A practical sequence
- Confirm it’s a weld line and where it is relative to holes, inserts, and gates.
- Decide whether it’s cosmetic, structural, or both — that sets how hard you fight it.
- Rule in the cause: cold (temp), slow (speed/pressure), gas (venting), or location (gate/design).
- For cold/slow: raise melt and mold temperature and fill speed, one change at a time.
- For gas: vent the weld zone; add an overflow well if needed.
- For location: treat it as a gate/design change — relocate the line rather than chase its appearance forever.
FAQs
Are weld lines just cosmetic, or do they weaken the part?
Both, depending on how well the fronts fused. A weld line is where two melt fronts met, and if they met cool, the plastic there never fully knitted — so the part can be significantly weaker along that line and may crack there under load. Where the fronts met hot, the line is mostly a faint cosmetic mark. That’s why the meeting-point temperature matters so much: it determines whether you have a surface blemish or a genuine structural weak point.
Can I eliminate a weld line completely?
Usually not, if the part has a hole, window, insert, or anything the melt must flow around — the split-and-rejoin that creates the line is unavoidable there. The realistic goal is to control it: make it strong by keeping the confluence hot and well vented, and put it where it doesn’t matter by choosing gate location and count. Trying to make a weld line vanish entirely is often the wrong target; landing it on a hidden, non-structural surface is the achievable one.
Why does my weld line look burned?
Because gas is trapped where the two fronts meet. Air, moisture-driven volatiles, or mold release caught at the confluence can’t escape, and as the fronts close and pressure rises, that gas compresses and scorches — burning the weld line. The fix is venting, not more heat: add or clean a vent at the weld zone so the gas can get out, and consider an overflow well to pull the trapped gas and the cool leading edges out of the part. Raising temperature on a gas-trapped weld line usually makes the burn worse.
Which process changes reduce weld-line visibility?

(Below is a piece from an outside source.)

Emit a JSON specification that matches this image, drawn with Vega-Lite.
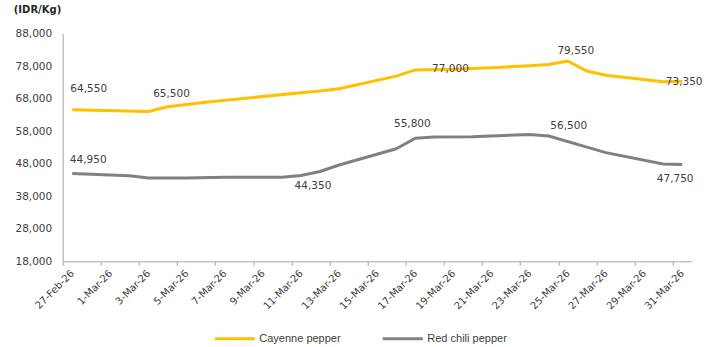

The ones that get more heat to the meeting point: raising melt temperature, raising mold temperature, and increasing injection speed so the fronts arrive before they chill, plus enough pressure to press them together while still hot. Higher mold temperature in particular does a lot for weld-line appearance. All of these have limits — too hot or too fast brings burning and flash — so change one at a time and confirm. If temperature and speed don’t help, the cause is more likely trapped gas or gate location than heat.